My dog, Rosco, is not a racist.
He’s a lot of things I could live without: a horribly early riser, a halitosis sufferer, a butt licker, and a nonstop whiner. But he is not a racist.
In case you think that’s an insane statement, I should mention that I HAVE met racist dogs before. My friend’s dog, Yukon (a purebred white Bichon), absolutely hate all people of color. (I know this because he would embarrass me to no end with his violent yapping and snarling every time he spent a few days with me at the very diverse apartment complex where I used to live.)
In my experience, canine bigots like Yukon are the exception and dogs like my Rosco the rule. Dogs seem to be very good at knowing which people are good and which aren’t, regardless of the color of their skin.
In fact, the two pugs I used to own were such excellent judges of character that when they disliked a new man I had just started dating, I immediately kicked the guy to the curb. I knew my dogs were always right about people (after all, they hadn’t been all that fond of my ex-husband and they were dead-on in that case).
I believe most dogs can read people. That’s not the thing that I find unusual. For me, what’s mysterious is the criteria that dogs use to make their evaluations.
I like to think I’m not a prejudiced person. I try to form my judgments about people based on the way they treat me rather than how they look.
But I think we can all admit that there are times—like when you’re a small woman walking alone with a tiny dog in the pitch-black darkness at 4:00 A.M.—when you need to make a quick assessment of people based (mostly) on the way they look. Safety demands it. You need to be able to tell, almost at a glance, whether a particular person represents a threat.
Here’s the thing: Rosco and I make these kinds of evaluations VERY differently.

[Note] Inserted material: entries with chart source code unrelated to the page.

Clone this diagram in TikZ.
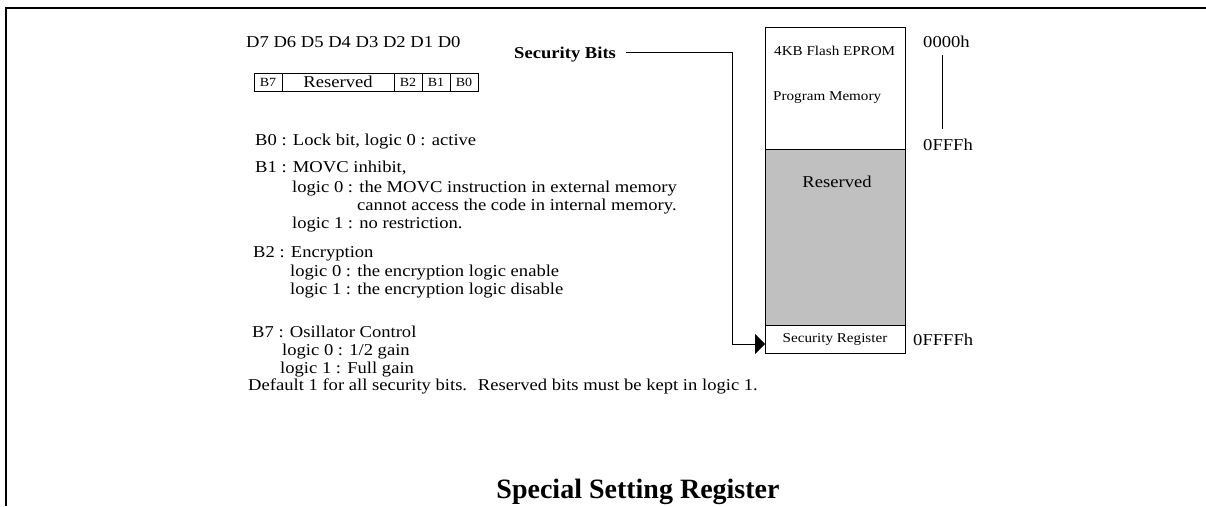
\documentclass[tikz,border=0pt]{standalone}
\usepackage{fontspec}
\setmainfont{Liberation Serif}[FakeStretch=1.12]
\newfontfamily\headfont{Liberation Serif}
\usetikzlibrary{arrows.meta,positioning}
\definecolor{memgray}{HTML}{C0C0C0}
\tikzset{font=\fontsize{16.6}{19}\selectfont}
\tikzset{txt/.style={anchor=base west, inner sep=0pt}}
\tikzset{bitcell/.style={draw, line width=0.8pt, minimum height=18pt, inner sep=0pt, outer sep=0pt,
    font=\fontsize{12.5}{14}\selectfont}}
\tikzset{memblock/.style={draw, line width=0.8pt, minimum width=140pt, inner sep=0pt, outer sep=0pt}}

\begin{document}
\begin{tikzpicture}[x=1pt,y=-1pt]
  \useasboundingbox (0,0) rectangle (1206,506);
  \draw[line width=2pt] (6,506)--(6,8)--(1206,8);

  % bit layout
  \node[txt] (dbits) at (246,47) {D7 D6 D5 D4 D3 D2 D1 D0};
  \node[bitcell, minimum width=28pt, anchor=north west] (b7) at (254,73) {B7};
  \node[bitcell, minimum width=112pt, right=0pt of b7, font=\fontsize{16.6}{19}\selectfont] (resbits) {Reserved};
  \node[bitcell, minimum width=28pt, right=0pt of resbits] (b2) {B2};
  \node[bitcell, minimum width=28pt, right=0pt of b2] (b1) {B1};
  \node[bitcell, minimum width=28pt, right=0pt of b1] (b0) {B0};

  % bit descriptions
  \node[txt] (lockbit) at (255,145) {B0 : Lock bit, logic 0 : active};
  \node[txt] (movc) at (255,172) {B1 : MOVC inhibit,};
  \node[txt] (movczero) at (292,192) {logic 0 : the MOVC instruction in external memory};
  \node[txt] (movcmore) at (357,210) {cannot access the code in internal memory.};
  \node[txt] (movcone) at (292,228) {logic 1 : no restriction.};
  \node[txt] (encr) at (253,257) {B2 : Encryption};
  \node[txt] (encrzero) at (290,276) {logic 0 : the encryption logic enable};
  \node[txt] (encrone) at (290,294) {logic 1 : the encryption logic disable};
  \node[txt] (osc) at (252,337) {B7 : Osillator Control};
  \node[txt] (osczero) at (282,355) {logic 0 : 1/2 gain};
  \node[txt] (oscone) at (280,373) {logic 1 : Full gain};
  \node[txt] (default) at (248,390) {Default 1 for all security bits.~ Reserved bits must be kept in logic 1.};

  % memory map
  \node[memblock, minimum height=122pt, anchor=north] (progmem) at (835,27) {};
  \node[memblock, minimum height=176pt, fill=memgray, below=0pt of progmem] (resmem) {};
  \node[memblock, minimum height=28pt, below=0pt of resmem, font=\fontsize{13.5}{15}\selectfont] (secreg) {Security Register};
  \node[txt, font=\fontsize{13.5}{15}\selectfont] (flash) at (774,55) {4KB Flash EPROM};
  \node[txt, font=\fontsize{13.5}{15}\selectfont] (pmtext) at (773,100) {Program Memory};
  \node[txt, anchor=base] (restext) at (837,187) {Reserved};

  \node[txt] (azero) at (923,47) {0000h};
  \node[txt] (afff) at (923,150) {0FFFh};
  \node[txt] (affff) at (913,345) {0FFFFh};
  \coordinate (addrx) at (942,0);
  \draw[line width=0.8pt, shorten <=8pt, shorten >=9pt] (azero.south -| addrx) -- (afff.north -| addrx);

  % security bits pointer
  \node[txt, font=\bfseries\fontsize{16.6}{19}\selectfont] (secbits) at (514,58) {Security Bits};
  \coordinate (bitsout) at ([xshift=10pt,yshift=2pt]secbits.east);
  \coordinate (bend) at (732,52);
  \draw[line width=0.8pt, -{Triangle[length=10pt,width=20pt]}] (bitsout) -- (bitsout -| bend) |- ([yshift=-5pt]secreg.west);

  \node[anchor=base, inner sep=0pt, font=\headfont\bfseries\fontsize{28}{32}\selectfont] (title) at (638,498) {Special Setting Register};
\end{tikzpicture}
\end{document}
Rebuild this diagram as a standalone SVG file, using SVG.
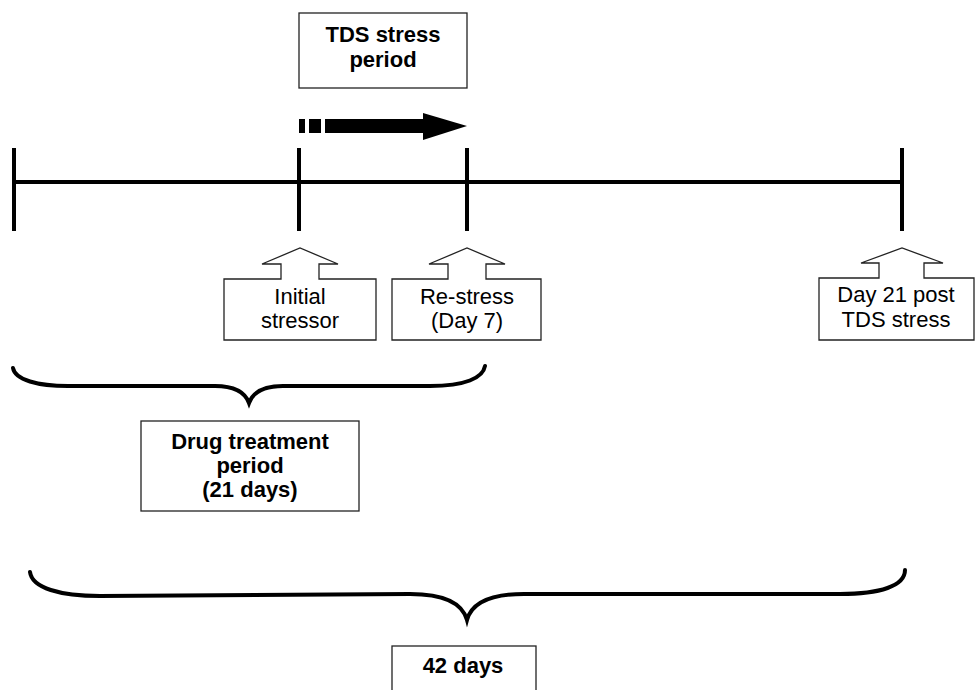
<svg xmlns="http://www.w3.org/2000/svg" width="975" height="690" viewBox="0 0 975 690">
<style>
.box{fill:#fff;stroke:#222;stroke-width:1.3}
.t{font-family:"Liberation Sans",Arial,sans-serif;font-size:22px;fill:#000;text-anchor:middle}
.b{font-weight:bold}
.line{stroke:#000;stroke-width:4;fill:none}
.brace{stroke:#000;stroke-width:4;fill:none;stroke-linecap:round}
</style>
<rect width="975" height="690" fill="#fff"/>
<g id="connectors">
<line class="line" x1="14" y1="182" x2="902" y2="182"/>
<line class="line" x1="14" y1="148" x2="14" y2="231"/>
<line class="line" x1="299" y1="148" x2="299" y2="231"/>
<line class="line" x1="467" y1="148" x2="467" y2="231"/>
<line class="line" x1="902" y1="148" x2="902" y2="231"/>
<g id="stress-arrow" fill="#000">
<rect x="299" y="119" width="6" height="14"/>
<rect x="309" y="119" width="12" height="14"/>
<rect x="325" y="119" width="99" height="14"/>
<polygon points="423,113 467,126 423,140"/>
</g>
<path class="brace" d="M13,368 C15,380 38,386 68,386 L215,386 C235,386 245,392 249,403 C253,392 263,386 283,386 L430,386 C465,386 483,378 485,366"/>
<path class="brace" d="M30,572 C32,588 60,596 100,596 L410,594 C442,594 462,602 467,620 C472,602 492,594 524,594 L840,594 C880,594 905,586 905,570"/>
</g>
<g id="tds-stress-period">
<rect class="box" x="299" y="13" width="168" height="75"/>
<text class="t b" x="383" y="42">TDS stress</text>
<text class="t b" x="383" y="67">period</text>
</g>
<g id="initial-stressor">
<path class="box" d="M224,279 L281,279 L281,264 L262,264 L300,248 L338,264 L319,264 L319,279 L376,279 L376,340 L224,340 Z"/>
<text class="t" x="300" y="304">Initial</text>
<text class="t" x="300" y="328">stressor</text>
</g>
<g id="re-stress">
<path class="box" d="M392,279 L448,279 L448,264 L429,264 L467,248 L505,264 L486,264 L486,279 L541,279 L541,340 L392,340 Z"/>
<text class="t" x="467" y="304">Re-stress</text>
<text class="t" x="467" y="328">(Day 7)</text>
</g>
<g id="day21">
<path class="box" d="M819,278 L879,278 L879,263 L861,263 L902,248 L943,263 L924,263 L924,278 L974,278 L974,340 L819,340 Z"/>
<text class="t" x="896" y="302">Day 21 post</text>
<text class="t" x="896" y="327">TDS stress</text>
</g>
<g id="drug-treatment">
<rect class="box" x="141" y="421" width="218" height="90"/>
<text class="t b" x="250" y="449">Drug treatment</text>
<text class="t b" x="250" y="473">period</text>
<text class="t b" x="250" y="497">(21 days)</text>
</g>
<g id="total-42">
<rect class="box" x="392" y="646" width="144" height="60"/>
<text class="t b" x="463" y="673">42 days</text>
</g>
</svg>
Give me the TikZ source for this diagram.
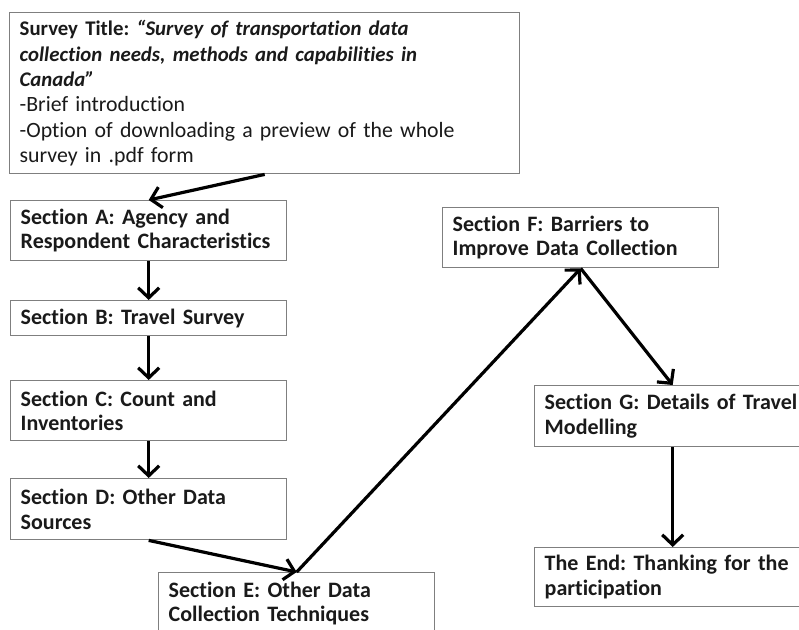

To Rosco, the mellow elderly lady, minding her own business and sipping a cup of coffee on a bench just outside the Dunkin’ Donuts is so terrifying, he needs his mama (that’s me) to drag him away as he barks and snarls like he’s just encountered some sort of hell demon.
But the 300-pound, 6-foot-5 man with the scowl on his face, hanging out in a school parking lot at 5:00 A.M. even though it’s the middle of summer and school is NOT open? That’s Rosco’s new best friend.
I have no clue how Rosco judges people. I wish I did—because he’s undeniably good at it. That scary mountain of a muscle man, for instance, broke into a huge grin and patted Rosco with unexpected gentleness the moment he spotted us walking by.
Rosco was right—and, yes, I admit, I was wrong.
I wish Rosco could explain to me the system he uses, because frankly, he seems to do a much better job at picking people to be in his life than I do.